Problem statement >>
Copy exactly the lines from the start of the material through the line with "import pandas as pd". Pictures stay out of the copy.

Supplied material >>
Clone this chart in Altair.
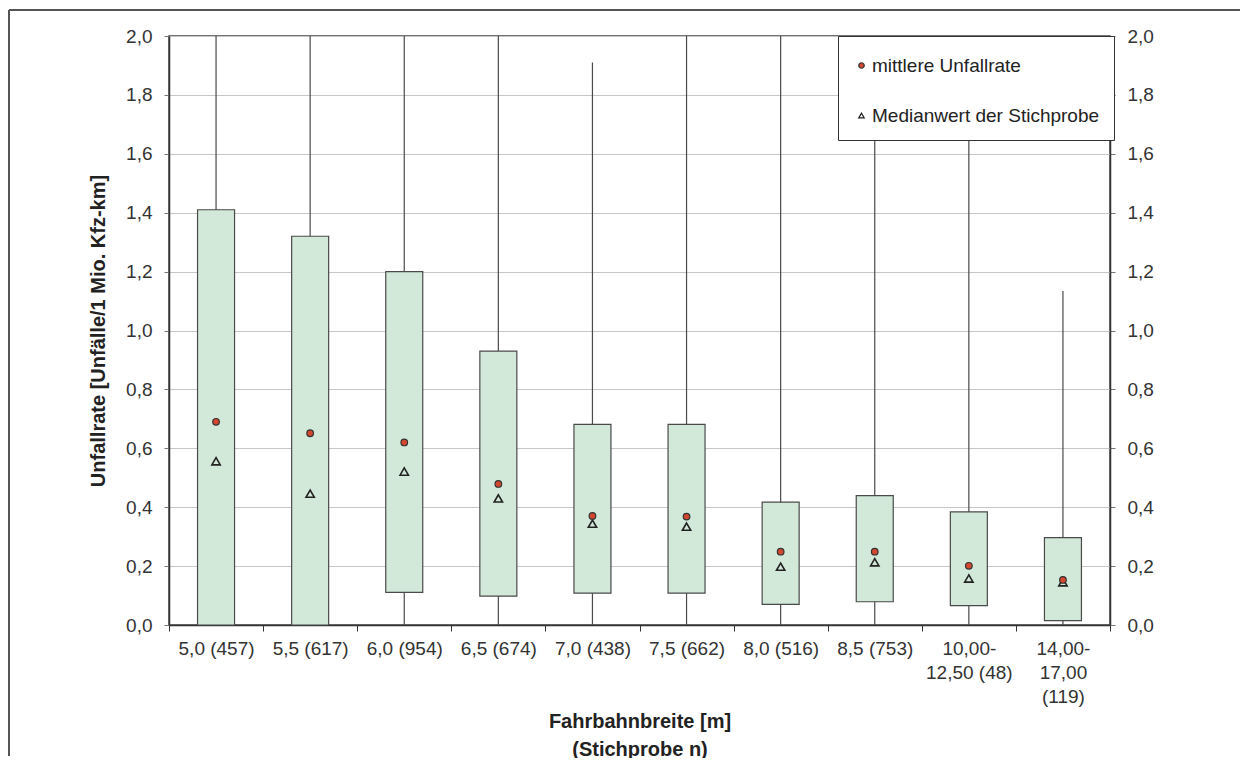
import altair as alt
import pandas as pd

# ---- data ----
categories = ["5,0 (457)", "5,5 (617)", "6,0 (954)", "6,5 (674)", "7,0 (438)",
              "7,5 (662)", "8,0 (516)", "8,5 (753)", "10,00-|12,50 (48)",
              "14,00-|17,00|(119)"]
q1 = [0.0, 0.0, 0.111, 0.098, 0.108, 0.108, 0.070, 0.079, 0.066, 0.015]
q3 = [1.41, 1.32, 1.20, 0.93, 0.681, 0.681, 0.417, 0.439, 0.384, 0.297]
whisker_lo = [0.0, 0.0, 0.0, 0.0, 0.0, 0.0, 0.0, 0.0, 0.0, 0.0]
whisker_hi = [2.0, 2.0, 2.0, 2.0, 1.91, 2.0, 2.0, 2.0, 2.0, 1.134]
mean_rate = [0.690, 0.651, 0.620, 0.479, 0.370, 0.368, 0.249, 0.249, 0.201, 0.153]
median_rate = [0.556, 0.446, 0.521, 0.430, 0.344, 0.334, 0.198, 0.213, 0.158, 0.145]
stat_names = ["mittlere Unfallrate", "Medianwert der Stichprobe"]
y_ticks = [0.0, 0.2, 0.4, 0.6, 0.8, 1.0, 1.2, 1.4, 1.6, 1.8, 2.0]

box_df = pd.DataFrame({"cat": categories, "q1": q1, "q3": q3,
                       "lo": whisker_lo, "hi": whisker_hi})
mean_df = pd.DataFrame({"cat": categories, "stat": stat_names[0], "value": mean_rate})
median_df = pd.DataFrame({"cat": categories, "stat": stat_names[1], "value": median_rate})

FONT = "Liberation Sans"
LINE = "#4a4a4a"
W, H = 941, 589
PAD = {"left": 161, "top": 28, "right": 132, "bottom": 133}
label_expr = "replace(format(datum.value, '.1f'), '.', ',')"
yscale = alt.Scale(domain=[0, 2], nice=False, zero=True)

x_enc = alt.X(
    "cat:N", sort=categories,
    scale=alt.Scale(paddingInner=0, paddingOuter=0),
    axis=alt.Axis(
        title=["Fahrbahnbreite [m]", "(Stichprobe n)"],
        titleFontSize=20, titleFontWeight="bold", titleColor="#222",
        titleBaseline="top", titleY=86, titleLineHeight=28,
        labelExpr="split(datum.label, '|')", labelLineHeight=24,
        labelFontSize=19, labelColor="#333", labelAngle=0, labelPadding=8,
        labelLimit=0, labelOverlap=False, labelBound=False,
        tickSize=6, tickBand="extent", tickColor="#333",
        domainColor="#333", domainWidth=1.5,
    ),
)

left_axis = alt.Axis(
    values=y_ticks, labelExpr=label_expr, labelFontSize=19, labelColor="#333",
    labelPadding=12, tickSize=5, tickColor="#777",
    title="Unfallrate [Unfälle/1 Mio. Kfz-km]", titleFontSize=20,
    titleFontWeight="bold", titleColor="#222", titleAngle=270,
    titleX=-71, titleY=294.5, titleAlign="center", titleBaseline="middle",
    grid=True, gridColor="#c6c6c6", gridWidth=1,
    domainColor="#333", domainWidth=1.5,
)
right_axis = alt.Axis(
    orient="right", values=y_ticks, labelExpr=label_expr, labelFontSize=19,
    labelColor="#333", labelPadding=12, tickSize=5, tickColor="#777",
    title=None, grid=False, domainColor="#333", domainWidth=1.5,
)

whiskers = alt.Chart(box_df).mark_rule(color=LINE, strokeWidth=1.2).encode(
    x=x_enc,
    y=alt.Y("lo:Q", scale=yscale, axis=left_axis),
    y2="hi:Q",
)

boxes = alt.Chart(box_df).mark_bar(
    size=37, fill="#d2e9d9", stroke=LINE, strokeWidth=1.2
).encode(
    x=alt.X("cat:N", sort=categories),
    y=alt.Y("q1:Q", scale=yscale),
    y2="q3:Q",
)

legend_kw = dict(
    orient="none", legendX=669, legendY=0, title=" ", titleFontSize=2,
    titlePadding=4, padding=14, fillColor="white", strokeColor="#333",
    labelFontSize=19, labelFont=FONT, labelColor="#222", labelLimit=400,
    labelOffset=1, symbolSize=30, symbolStrokeWidth=1.2, rowPadding=30,
)
shape_enc = alt.Shape("stat:N", scale=alt.Scale(domain=stat_names,
                      range=["circle", "triangle-up"]),
                      legend=alt.Legend(**legend_kw))
fill_enc = alt.Fill("stat:N", scale=alt.Scale(domain=stat_names,
                    range=["#d4472f", "transparent"]),
                    legend=alt.Legend(**legend_kw))
stroke_enc = alt.Stroke("stat:N", scale=alt.Scale(domain=stat_names,
                        range=["#333333", "#222222"]),
                        legend=alt.Legend(**legend_kw))

mean_pts = alt.Chart(mean_df).mark_point(
    filled=True, size=44, strokeWidth=1.2, opacity=1
).encode(
    x=alt.X("cat:N", sort=categories),
    y=alt.Y("value:Q", scale=yscale),
    shape=shape_enc, fill=fill_enc, stroke=stroke_enc,
)
median_pts = alt.Chart(median_df).mark_point(
    filled=True, size=70, strokeWidth=1.6, opacity=1
).encode(
    x=alt.X("cat:N", sort=categories),
    y=alt.Y("value:Q", scale=yscale),
    shape=shape_enc, fill=fill_enc, stroke=stroke_enc,
)

main = alt.layer(whiskers, boxes, median_pts, mean_pts)

right = alt.Chart(box_df).mark_rule(opacity=0).encode(
    y=alt.Y("q3:Q", scale=yscale, axis=right_axis),
)

# decorative outer frame edges (top and left; the reference's frame runs off the page)
frame_df = pd.DataFrame({"f": [0]})
frame_top = alt.Chart(frame_df).mark_rule(color="#555", strokeWidth=2).encode(
    x=alt.value(-160), x2=alt.value(W + PAD["right"] - 2), y=alt.value(-26),
    y2=alt.value(-26),
)
frame_left = alt.Chart(frame_df).mark_rule(color="#555", strokeWidth=2).encode(
    x=alt.value(-160), x2=alt.value(-160),
    y=alt.value(-26), y2=alt.value(H + PAD["bottom"] - 2),
)

chart = alt.layer(frame_top, frame_left, main, right).resolve_scale(
    y="independent"
).properties(
    width=W, height=H,
    autosize=alt.AutoSizeParams(type="none"),
    padding=PAD,
    background="white",
).configure(font=FONT).configure_view(stroke="#444", strokeWidth=1.5)

chart.save("out.html", embed_options={"renderer": "svg", "actions": False})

Solution to this task >>
Clone this chart in Altair.
import altair as alt
import pandas as pd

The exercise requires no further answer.